|
加强由东盟主导、中国参与其中的区域全面经济伙伴关系协定(RCEP)谈判与由美国主导、中国未参与的跨太平洋伙伴关系协定(TPP)谈判的相互沟通,很有必要,总的目标应是确保不同贸易集团在未来的全球化体系中包容竞争而不是相互隔绝、排斥,并为时机和条件皆成熟时的相互融入预置通道。
中美都在推进自己的自由贸易区战略,有各自和重叠的双边和多边自贸伙伴,要能发挥它们的桥梁作用,运用第三方贸易原则,为实现更高水平的中美经济合作创造、积累条件。

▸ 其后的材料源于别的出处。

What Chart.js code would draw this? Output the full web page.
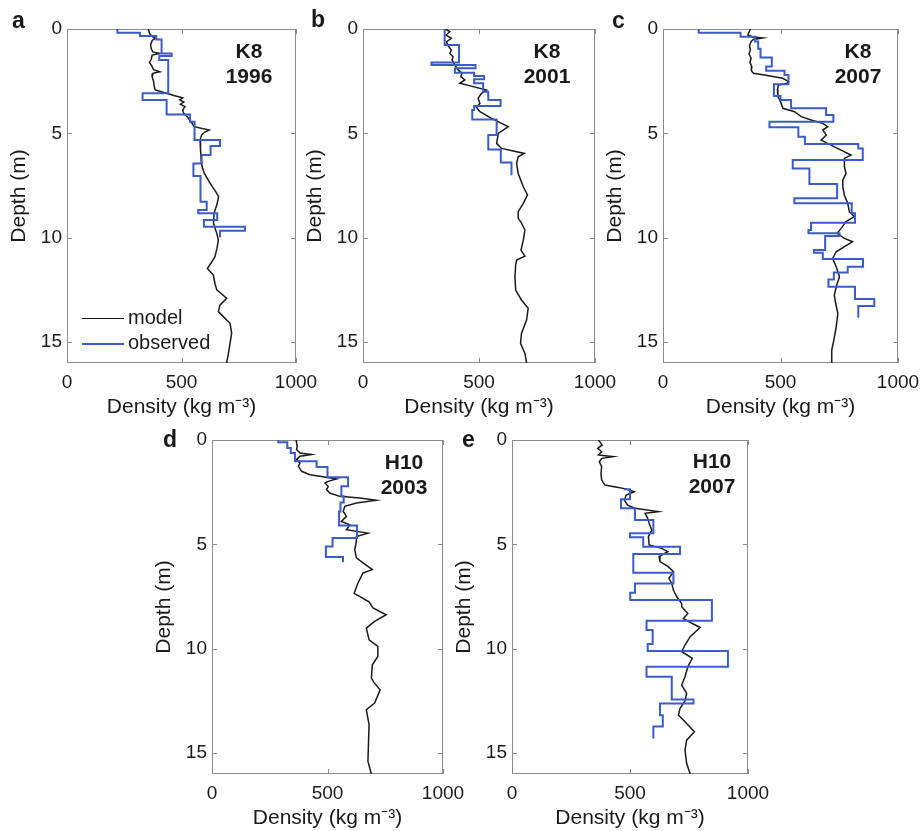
<!DOCTYPE html>
<html>
<head>
<meta charset="utf-8">
<script src="https://cdn.jsdelivr.net/npm/chart.js@4.4.1/dist/chart.umd.min.js"></script>
<style>
  html, body { margin: 0; padding: 0; background: #fff; }
  body { width: 924px; height: 831px; position: relative; overflow: hidden;
         font-family: "Liberation Sans", Arial, sans-serif; color: #1a1a1a; }
  canvas { position: absolute; }
  .letter { position: absolute; font-weight: bold; font-size: 23px; line-height: 23px; }
  .site { position: absolute; font-weight: bold; font-size: 21px; line-height: 25px;
          text-align: center; transform: translateX(-50%); white-space: nowrap; }
  .key { position: absolute; font-size: 20px; line-height: 25px; white-space: nowrap; }
  .key span { display: inline-block; width: 42px; vertical-align: middle; margin-right: 4px; }
</style>
</head>
<body>
<canvas id="pa"></canvas>
<canvas id="pb"></canvas>
<canvas id="pc"></canvas>
<canvas id="pd"></canvas>
<canvas id="pe"></canvas>

<div class="letter" style="left:12px;top:9px">a</div>
<div class="letter" style="left:311px;top:8px">b</div>
<div class="letter" style="left:612px;top:9px">c</div>
<div class="letter" style="left:163px;top:428px">d</div>
<div class="letter" style="left:462px;top:428px">e</div>

<div class="site" style="left:249px;top:38px">K8<br>1996</div>
<div class="site" style="left:547px;top:38px">K8<br>2001</div>
<div class="site" style="left:858px;top:38px">K8<br>2007</div>
<div class="site" style="left:404px;top:449px">H10<br>2003</div>
<div class="site" style="left:712px;top:448px">H10<br>2007</div>

<div class="key" style="left:82px;top:305px"><span style="height:1.5px;background:#1a1a1a"></span>model</div>
<div class="key" style="left:82px;top:330px"><span style="height:2px;background:#3a5bc8"></span>observed</div>

<script>
const densityTicks = [0, 500, 1000];
const depthTicks = [0, 5, 10, 15];
const maxDepth = 16;

// K8 1996
const modDepthA = [0, 0.2, 0.35, 0.45, 0.55, 0.75, 0.95, 1.1, 1.17, 1.25, 1.45, 1.6, 1.8, 1.95, 2.05, 2.12, 2.3, 2.5, 2.7, 2.92, 3.08, 3.2, 3.3, 3.4, 3.5, 3.6, 3.72, 3.9, 4.04, 4.2, 4.36, 4.55, 4.68, 4.84, 4.95, 5.08, 5.32, 5.8, 6.28, 6.6, 6.92, 7.3, 7.56, 7.8, 8.03, 8.4, 8.83, 9.31, 9.79, 10.11, 10.5, 10.91, 11.2, 11.47, 11.79, 12.19, 12.5, 12.9, 13.23, 13.54, 14.1, 14.58, 15.06, 15.54, 16.0];
const modRhoA = [355, 360, 370, 385, 372, 365, 368, 375, 405, 372, 368, 360, 372, 378, 405, 375, 372, 378, 380, 385, 435, 470, 505, 492, 510, 495, 515, 505, 510, 525, 535, 548, 555, 621, 600, 588, 581, 583, 586, 590, 600, 620, 635, 650, 662, 655, 642, 640, 654, 661, 655, 646, 630, 613, 639, 646, 654, 697, 668, 661, 712, 719, 712, 705, 697];
const obsDepthA = [0, 0.18, 0.34, 0.5, 1.17, 1.29, 1.49, 3.08, 3.4, 4.09, 4.44, 5.32, 5.6, 6.04, 6.44, 7.04, 8.27, 8.67, 8.83, 9.15, 9.47, 9.66, 9.98];
const obsRhoA = [220, 319, 390, 413, 457, 403, 442, 330, 435, 537, 557, 668, 627, 588, 552, 583, 610, 573, 656, 598, 777, 668];

// K8 2001
const modDepthB = [0, 0.13, 0.29, 0.45, 0.61, 0.77, 1.01, 1.17, 1.33, 1.49, 1.73, 1.96, 2.12, 2.28, 2.44, 2.6, 2.76, 2.92, 3.08, 3.32, 3.56, 3.75, 3.96, 4.28, 4.52, 4.68, 5.0, 5.48, 5.72, 5.96, 6.12, 6.44, 6.92, 7.56, 7.95, 8.35, 8.75, 9.07, 9.25, 9.63, 10.11, 10.59, 10.88, 11.07, 11.3, 11.87, 12.51, 12.98, 13.38, 13.94, 14.58, 15.06, 15.54, 16.0];
const modRhoB = [355, 374, 358, 381, 360, 365, 381, 374, 388, 384, 396, 410, 427, 421, 439, 417, 475, 532, 511, 496, 504, 489, 504, 554, 597, 626, 583, 576, 597, 695, 669, 662, 669, 691, 709, 691, 669, 669, 681, 698, 691, 681, 698, 662, 658, 655, 658, 683, 712, 705, 683, 679, 698, 705];
const obsDepthB = [0, 0.77, 1.61, 1.73, 1.88, 2.09, 2.25, 2.41, 2.6, 3.0, 3.4, 3.69, 3.88, 4.33, 5.08, 5.77, 6.4, 7.0];
const obsRhoB = [352, 414, 295, 485, 396, 479, 522, 479, 518, 540, 593, 479, 471, 576, 540, 594, 640];

// K8 2007
const modDepthC = [0, 0.29, 0.38, 0.43, 0.5, 0.6, 0.8, 1.0, 1.2, 1.4, 1.6, 1.8, 2.0, 2.12, 2.2, 2.36, 2.52, 2.6, 2.68, 2.9, 3.24, 3.48, 3.8, 3.96, 4.2, 4.36, 4.52, 4.68, 4.84, 5.08, 5.32, 5.56, 5.8, 6.04, 6.2, 6.6, 6.92, 7.24, 7.56, 7.96, 8.35, 8.75, 8.99, 9.23, 9.55, 9.79, 10.03, 10.19, 10.43, 10.67, 10.99, 11.39, 11.87, 12.35, 12.75, 13.15, 13.63, 14.27, 14.9, 15.38, 16.0];
const modRhoC = [372, 361, 383, 425, 385, 375, 368, 372, 366, 375, 370, 378, 376, 385, 432, 510, 534, 528, 491, 487, 489, 500, 510, 560, 588, 630, 680, 701, 680, 695, 673, 715, 758, 800, 772, 772, 779, 765, 765, 772, 786, 793, 814, 779, 758, 741, 772, 807, 772, 737, 722, 737, 751, 737, 729, 735, 744, 737, 727, 718, 718];
const obsDepthC = [0, 0.18, 0.37, 0.6, 0.95, 1.36, 1.8, 2.0, 2.2, 2.65, 3.21, 3.4, 3.8, 4.12, 4.44, 4.71, 5.16, 5.51, 5.72, 6.28, 6.68, 7.43, 8.11, 8.35, 8.83, 9.28, 9.63, 9.79, 9.92, 10.59, 10.72, 11.02, 11.39, 11.66, 12.0, 12.35, 12.94, 13.27, 13.83];
const obsRhoC = [152, 330, 392, 405, 415, 463, 439, 517, 534, 472, 500, 545, 694, 725, 453, 576, 604, 831, 850, 552, 623, 741, 559, 803, 817, 630, 619, 751, 690, 642, 680, 851, 786, 727, 704, 817, 899, 831];

// H10 2003
const modDepthD = [0, 0.3, 0.46, 0.62, 0.7, 0.78, 0.94, 1.1, 1.26, 1.5, 1.66, 1.74, 1.87, 1.98, 2.06, 2.22, 2.38, 2.54, 2.7, 2.78, 2.89, 3.02, 3.18, 3.42, 3.66, 3.9, 4.06, 4.3, 4.46, 4.62, 4.86, 5.26, 5.65, 5.89, 6.21, 6.37, 6.85, 7.35, 7.49, 7.75, 8.05, 8.37, 8.69, 9.01, 9.57, 9.89, 10.37, 10.77, 11.41, 11.6, 11.97, 12.6, 12.92, 13.64, 14.68, 15.4, 16.0];
const modRhoD = [364, 369, 366, 381, 431, 381, 366, 381, 374, 388, 424, 467, 539, 503, 489, 503, 496, 510, 553, 639, 711, 625, 575, 568, 582, 560, 597, 582, 675, 625, 625, 618, 625, 654, 694, 654, 632, 615, 639, 680, 697, 754, 704, 668, 680, 718, 718, 694, 690, 700, 728, 704, 668, 680, 677, 675, 690];
const obsDepthD = [0, 0.11, 0.38, 0.62, 1.02, 1.29, 1.79, 2.22, 2.7, 2.99, 3.42, 4.09, 4.7, 5.1, 5.61, 5.86];
const obsRhoD = [287, 326, 341, 359, 453, 500, 589, 560, 570, 556, 550, 628, 522, 493, 567];

// H10 2007
const modDepthE = [0, 0.24, 0.4, 0.56, 0.72, 0.8, 0.88, 1.04, 1.28, 1.6, 1.92, 2.16, 2.27, 2.36, 2.48, 2.64, 2.88, 3.12, 3.27, 3.43, 3.51, 3.75, 3.99, 4.31, 4.63, 5.03, 5.19, 5.35, 5.59, 5.83, 6.07, 6.31, 6.63, 6.87, 7.19, 7.51, 7.83, 7.99, 8.31, 8.55, 8.78, 8.98, 9.42, 9.82, 10.14, 10.46, 10.86, 11.34, 11.74, 12.14, 12.5, 12.86, 13.18, 13.58, 13.98, 14.38, 14.86, 15.49, 16.0];
const modRhoE = [366, 382, 363, 380, 366, 429, 380, 370, 380, 377, 380, 394, 450, 486, 518, 484, 476, 490, 521, 620, 564, 575, 581, 592, 578, 581, 634, 660, 623, 627, 662, 684, 665, 677, 684, 698, 719, 719, 745, 726, 762, 797, 755, 733, 719, 764, 745, 733, 719, 740, 733, 712, 705, 740, 773, 740, 733, 740, 755];
const obsDepthE = [2.34, 2.36, 2.84, 3.27, 3.83, 4.47, 4.66, 5.11, 5.46, 6.36, 6.87, 7.32, 7.67, 8.66, 9.1, 9.77, 10.11, 10.86, 11.34, 12.43, 12.62, 13.18, 13.73, 14.3];
const obsRhoE = [478, 500, 462, 521, 599, 500, 556, 712, 514, 684, 521, 501, 847, 570, 596, 575, 915, 570, 677, 769, 627, 639, 599];

const modelColor = '#1a1a1a';
const obsColor = '#3a5bc8';
const textColor = '#1a1a1a';
const fontFamily = '"Liberation Sans", Arial, sans-serif';

function profile(depths, rhos) {
    const pts = [];
    const n = Math.min(depths.length, rhos.length);
    for (let i = 0; i < n; i++) {
        pts.push({ x: rhos[i], y: depths[i] });
    }
    return pts;
}

// each observed density holds from depths[i] down to depths[i + 1]
function stairs(depths, rhos) {
    const pts = [];
    for (let i = 0; i < rhos.length; i++) {
        pts.push({ x: rhos[i], y: depths[i] });
        pts.push({ x: rhos[i], y: depths[i + 1] });
    }
    return pts;
}

// box round the plot with short inward ticks on all four sides
const frame = {
    id: 'frame',
    beforeDatasetsDraw(chart) {
        const { ctx, chartArea: a, scales: { x, y } } = chart;
        ctx.save();
        ctx.strokeStyle = '#8a8a8a';
        ctx.lineWidth = 1;
        ctx.strokeRect(a.left + 0.5, a.top + 0.5, a.width - 1, a.height - 1);
        ctx.beginPath();
        densityTicks.forEach(v => {
            const px = Math.round(x.getPixelForValue(v)) + 0.5;
            ctx.moveTo(px, a.top); ctx.lineTo(px, a.top + 5);
            ctx.moveTo(px, a.bottom); ctx.lineTo(px, a.bottom - 5);
        });
        depthTicks.forEach(v => {
            const py = Math.round(y.getPixelForValue(v)) + 0.5;
            ctx.moveTo(a.left, py); ctx.lineTo(a.left + 5, py);
            ctx.moveTo(a.right, py); ctx.lineTo(a.right - 5, py);
        });
        ctx.stroke();
        ctx.restore();
    }
};

function panel(id, area, model, observed) {
    const cv = document.getElementById(id);
    cv.width = area.right - area.left + 100;
    cv.height = area.bottom - area.top + 80;
    cv.style.left = (area.left - 70) + 'px';
    cv.style.top = (area.top - 20) + 'px';

    new Chart(cv.getContext('2d'), {
        type: 'scatter',
        data: {
            datasets: [
                {
                    label: 'observed',
                    data: observed,
                    showLine: true,
                    borderColor: obsColor,
                    borderWidth: 2,
                    pointRadius: 0,
                    tension: 0,
                },
                {
                    label: 'model',
                    data: model,
                    showLine: true,
                    borderColor: modelColor,
                    borderWidth: 1.5,
                    pointRadius: 0,
                    tension: 0,
                },
            ],
        },
        options: {
            responsive: false,
            animation: false,
            events: [],
            layout: { padding: { top: 20, right: 30, left: 0, bottom: 0 } },
            plugins: { legend: { display: false }, tooltip: { enabled: false } },
            scales: {
                x: {
                    type: 'linear',
                    position: 'bottom',
                    min: 0,
                    max: 1000,
                    afterBuildTicks: s => { s.ticks = densityTicks.map(v => ({ value: v })); },
                    afterFit: s => { s.height = 60; },
                    grid: { display: false, drawTicks: false },
                    border: { display: false },
                    ticks: {
                        padding: 8,
                        color: textColor,
                        maxRotation: 0,
                        autoSkip: false,
                        font: { family: fontFamily, size: 19 },
                        callback: v => String(v),
                    },
                    title: {
                        display: true,
                        text: 'Density (kg m\u207B\u00B3)',
                        color: textColor,
                        font: { family: fontFamily, size: 21 },
                        padding: { top: 0, bottom: 3 },
                    },
                },
                y: {
                    type: 'linear',
                    reverse: true,
                    min: 0,
                    max: maxDepth,
                    afterBuildTicks: s => { s.ticks = depthTicks.map(v => ({ value: v })); },
                    afterFit: s => { s.width = 70; },
                    grid: { display: false, drawTicks: false },
                    border: { display: false },
                    ticks: {
                        padding: 5,
                        color: textColor,
                        font: { family: fontFamily, size: 19 },
                        callback: v => String(v),
                    },
                    title: {
                        display: true,
                        text: 'Depth (m)',
                        color: textColor,
                        font: { family: fontFamily, size: 21 },
                        padding: { top: 10, bottom: 0 },
                    },
                },
            },
        },
        plugins: [frame],
    });
}

panel('pa', { left: 67, right: 296, top: 29, bottom: 363 }, profile(modDepthA, modRhoA), stairs(obsDepthA, obsRhoA));
panel('pb', { left: 363, right: 595, top: 29, bottom: 363 }, profile(modDepthB, modRhoB), stairs(obsDepthB, obsRhoB));
panel('pc', { left: 663, right: 898, top: 29, bottom: 363 }, profile(modDepthC, modRhoC), stairs(obsDepthC, obsRhoC));
panel('pd', { left: 212, right: 443, top: 440, bottom: 774 }, profile(modDepthD, modRhoD), stairs(obsDepthD, obsRhoD));
panel('pe', { left: 512, right: 748, top: 440, bottom: 774 }, profile(modDepthE, modRhoE), stairs(obsDepthE, obsRhoE));
</script>
</body>
</html>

需要开辟新的对话渠道,比较紧迫的是国际法治对话。近年的中美之争往往表现为“国际法治话语权”之争,内涵则具有秩序之争的意味,该到底如何看待已存在的国际秩序、如何补充和发展它,开展这方面的对话,两国可以更好地规避误判风险,并向国际社会释放积极、健康信号。
相互正确判断战略意图至关重要,两国军方负有特殊责任,要避免流于隔空喊话,应能通过军事战略的对话、军事文化的交流、低敏感度领域的合作和专业化的规则完善,以及多边军事场合中的交往,支撑一个视角全面、层次丰富的军事关系,对利益底限和合作潜力了然于胸,知己知彼,行为范式稳妥可期。
南海地区将是中美确立新型军事关系的首要实践场,中美两军将长期在此混和存在,谁也做不到排斥谁的利益,谁也不可能单独控制这片海。为什么不能以当前局势为一个起点,坦率沟通,务实交流,超越地缘战略竞争思维,用一段时间将彼此在南海利益关系的重点从紧张对峙逐步转化为从军事安全与秩序角度作出新的安排?
美国兰德公司长期进行中美一旦开战的前景分析预测研究,这项研究的最新成品《与中国开战:想不敢想之事》(War with China—Thinking Through the Unthinkable)报告7月29日发表后引起双方舆论关注。今次报告的结论是,美中一旦爆发战争,后果非常严重,两国应将避免战争爆发作为政策的重点。
中国相关智库似可跳出从“渲染威胁”、“战争恫吓”角度下意识解读美国智库“沙盘推演”的思维定式,也开展这方面的单独或联合研究,以此一方面助力中国国内军事协调与危机管理机制的发展以及公民国防教育,一方面用“纸上谈兵”释放中美现实冲突风险带来的压力。
终归是一个美国如何审视21世纪的中国的问题。这个中国,可以成为美国的全球合作伙伴,也可能成为美国的战略竞争敌手,两国关系的最终状态取决于中美互动,美国的选择更为重要。未来的中美关系,应由两国在双边、地区和全球层面上的合作来塑造,而非由战略分歧来界定。